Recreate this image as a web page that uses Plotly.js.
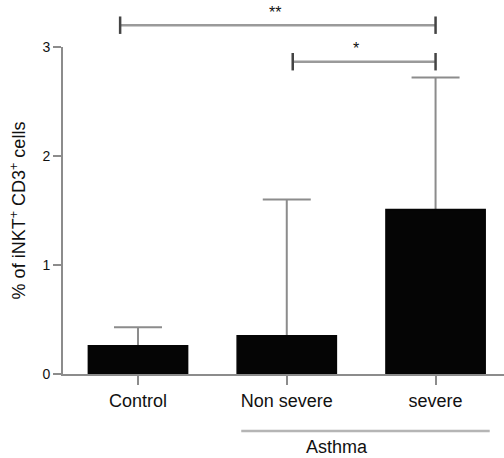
<!DOCTYPE html>
<html>
<head>
<meta charset="utf-8">
<script src="https://cdn.plot.ly/plotly-3.0.1.min.js"></script>
<style>html,body{margin:0;padding:0;background:#fff;}#chart{width:504px;height:458px;}</style>
</head>
<body>
<div id="chart"></div>
<script>
// ---- data ----
const categories = ['Control', 'Non severe', 'severe'];
const means = [0.26, 0.35, 1.51];
const errUpper = [0.17, 1.25, 1.21];
const yTicks = [0, 1, 2, 3];
const yTitle = '% of iNKT<sup>+</sup> CD3<sup>+</sup> cells';
// significance brackets
const bracketFrom = [-0.12, 1.04];
const bracketTo = [2, 2];
const bracketY = [3.2, 2.865];
const bracketLabels = ['**', '*'];
// group label below axis
const groupLabel = 'Asthma';
const groupFrom = 0.694, groupTo = 2.364;

// ---- layout helpers ----
const xr = [-0.504, 2.46];
const yr = [0, 3];
const xp = v => (v - xr[0]) / (xr[1] - xr[0]);
const yp = v => (v - yr[0]) / (yr[1] - yr[0]);
const font = 'Liberation Sans, Arial, Helvetica, sans-serif';

const traces = [
  { // carrier of error bars (drawn beneath the black bars)
    type: 'bar', x: categories, y: means,
    marker: {color: 'rgba(0,0,0,0)'},
    error_y: {type: 'data', symmetric: false, array: errUpper, arrayminus: means,
              color: '#8c8c8c', thickness: 2, width: 24},
    hoverinfo: 'skip', showlegend: false
  },
  {
    type: 'bar', x: categories, y: means,
    marker: {color: '#050505', line: {color: '#050505', width: 1.5}},
    showlegend: false
  }
];

const shapes = [];
const annotations = [];
for (let i = 0; i < bracketY.length; i++) {
  const x0 = xp(bracketFrom[i]), x1 = xp(bracketTo[i]), y = yp(bracketY[i]);
  const cap = 0.08 / (yr[1] - yr[0]);
  shapes.push({type: 'line', xref: 'paper', yref: 'paper', x0: x0, x1: x1, y0: y, y1: y,
               line: {color: '#9a9a9a', width: 2.5}});
  shapes.push({type: 'line', xref: 'paper', yref: 'paper', x0: x0, x1: x0, y0: y - cap, y1: y + cap,
               line: {color: '#444', width: 2.5}});
  shapes.push({type: 'line', xref: 'paper', yref: 'paper', x0: x1, x1: x1, y0: y - cap, y1: y + cap,
               line: {color: '#444', width: 2.5}});
  annotations.push({xref: 'paper', yref: 'paper', x: (x0 + x1) / 2 - 0.006, y: y + 0.008,
                    text: bracketLabels[i], showarrow: false, yanchor: 'bottom',
                    font: {family: font, size: 16, color: '#111'}});
}
shapes.push({type: 'line', xref: 'paper', yref: 'paper', x0: xp(groupFrom), x1: xp(groupTo),
             y0: yp(-0.523), y1: yp(-0.523), line: {color: '#b5b5b5', width: 2.5}});
annotations.push({xref: 'paper', yref: 'paper', x: xp((groupFrom + groupTo) / 2 + 0.03), y: yp(-0.67),
                  text: groupLabel, showarrow: false, yanchor: 'middle',
                  font: {family: font, size: 18, color: '#111'}});

const layout = {
  width: 504, height: 458,
  margin: {l: 63, r: 0, t: 47, b: 84, pad: 0},
  paper_bgcolor: '#fff', plot_bgcolor: '#fff',
  barmode: 'overlay', bargap: 0.333,
  font: {family: font, color: '#111'},
  xaxis: {
    range: xr, showgrid: false, zeroline: false,
    showline: true, linecolor: '#8c8c8c', linewidth: 2,
    ticks: 'outside', ticklen: 9, tickwidth: 2, tickcolor: '#8c8c8c',
    tickfont: {family: font, size: 18, color: '#111'}, fixedrange: true
  },
  yaxis: {
    range: yr, tickvals: yTicks, showgrid: false, zeroline: false,
    showline: true, linecolor: '#8c8c8c', linewidth: 2,
    ticks: 'outside', ticklen: 8, tickwidth: 2, tickcolor: '#8c8c8c',
    tickfont: {family: font, size: 14, color: '#111'},
    title: {text: yTitle, font: {family: font, size: 18, color: '#111'}, standoff: 12},
    fixedrange: true
  },
  shapes: shapes,
  annotations: annotations
};

Plotly.newPlot('chart', traces, layout, {displayModeBar: false, staticPlot: true});
</script>
</body>
</html>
━━━━
## Brief:
Leave out all pictures, then copy the remaining material exactly.

## The answer:
Recreate this image as a web page that uses Plotly.js.
<!DOCTYPE html>
<html>
<head>
<meta charset="utf-8">
<script src="https://cdn.plot.ly/plotly-3.0.1.min.js"></script>
<style>html,body{margin:0;padding:0;background:#fff;}#chart{width:504px;height:458px;}</style>
</head>
<body>
<div id="chart"></div>
<script>
// ---- data ----
const categories = ['Control', 'Non severe', 'severe'];
const means = [0.26, 0.35, 1.51];
const errUpper = [0.17, 1.25, 1.21];
const yTicks = [0, 1, 2, 3];
const yTitle = '% of iNKT<sup>+</sup> CD3<sup>+</sup> cells';
// significance brackets
const bracketFrom = [-0.12, 1.04];
const bracketTo = [2, 2];
const bracketY = [3.2, 2.865];
const bracketLabels = ['**', '*'];
// group label below axis
const groupLabel = 'Asthma';
const groupFrom = 0.694, groupTo = 2.364;

// ---- layout helpers ----
const xr = [-0.504, 2.46];
const yr = [0, 3];
const xp = v => (v - xr[0]) / (xr[1] - xr[0]);
const yp = v => (v - yr[0]) / (yr[1] - yr[0]);
const font = 'Liberation Sans, Arial, Helvetica, sans-serif';

const traces = [
  { // carrier of error bars (drawn beneath the black bars)
    type: 'bar', x: categories, y: means,
    marker: {color: 'rgba(0,0,0,0)'},
    error_y: {type: 'data', symmetric: false, array: errUpper, arrayminus: means,
              color: '#8c8c8c', thickness: 2, width: 24},
    hoverinfo: 'skip', showlegend: false
  },
  {
    type: 'bar', x: categories, y: means,
    marker: {color: '#050505', line: {color: '#050505', width: 1.5}},
    showlegend: false
  }
];

const shapes = [];
const annotations = [];
for (let i = 0; i < bracketY.length; i++) {
  const x0 = xp(bracketFrom[i]), x1 = xp(bracketTo[i]), y = yp(bracketY[i]);
  const cap = 0.08 / (yr[1] - yr[0]);
  shapes.push({type: 'line', xref: 'paper', yref: 'paper', x0: x0, x1: x1, y0: y, y1: y,
               line: {color: '#9a9a9a', width: 2.5}});
  shapes.push({type: 'line', xref: 'paper', yref: 'paper', x0: x0, x1: x0, y0: y - cap, y1: y + cap,
               line: {color: '#444', width: 2.5}});
  shapes.push({type: 'line', xref: 'paper', yref: 'paper', x0: x1, x1: x1, y0: y - cap, y1: y + cap,
               line: {color: '#444', width: 2.5}});
  annotations.push({xref: 'paper', yref: 'paper', x: (x0 + x1) / 2 - 0.006, y: y + 0.008,
                    text: bracketLabels[i], showarrow: false, yanchor: 'bottom',
                    font: {family: font, size: 16, color: '#111'}});
}
shapes.push({type: 'line', xref: 'paper', yref: 'paper', x0: xp(groupFrom), x1: xp(groupTo),
             y0: yp(-0.523), y1: yp(-0.523), line: {color: '#b5b5b5', width: 2.5}});
annotations.push({xref: 'paper', yref: 'paper', x: xp((groupFrom + groupTo) / 2 + 0.03), y: yp(-0.67),
                  text: groupLabel, showarrow: false, yanchor: 'middle',
                  font: {family: font, size: 18, color: '#111'}});

const layout = {
  width: 504, height: 458,
  margin: {l: 63, r: 0, t: 47, b: 84, pad: 0},
  paper_bgcolor: '#fff', plot_bgcolor: '#fff',
  barmode: 'overlay', bargap: 0.333,
  font: {family: font, color: '#111'},
  xaxis: {
    range: xr, showgrid: false, zeroline: false,
    showline: true, linecolor: '#8c8c8c', linewidth: 2,
    ticks: 'outside', ticklen: 9, tickwidth: 2, tickcolor: '#8c8c8c',
    tickfont: {family: font, size: 18, color: '#111'}, fixedrange: true
  },
  yaxis: {
    range: yr, tickvals: yTicks, showgrid: false, zeroline: false,
    showline: true, linecolor: '#8c8c8c', linewidth: 2,
    ticks: 'outside', ticklen: 8, tickwidth: 2, tickcolor: '#8c8c8c',
    tickfont: {family: font, size: 14, color: '#111'},
    title: {text: yTitle, font: {family: font, size: 18, color: '#111'}, standoff: 12},
    fixedrange: true
  },
  shapes: shapes,
  annotations: annotations
};

Plotly.newPlot('chart', traces, layout, {displayModeBar: false, staticPlot: true});
</script>
</body>
</html>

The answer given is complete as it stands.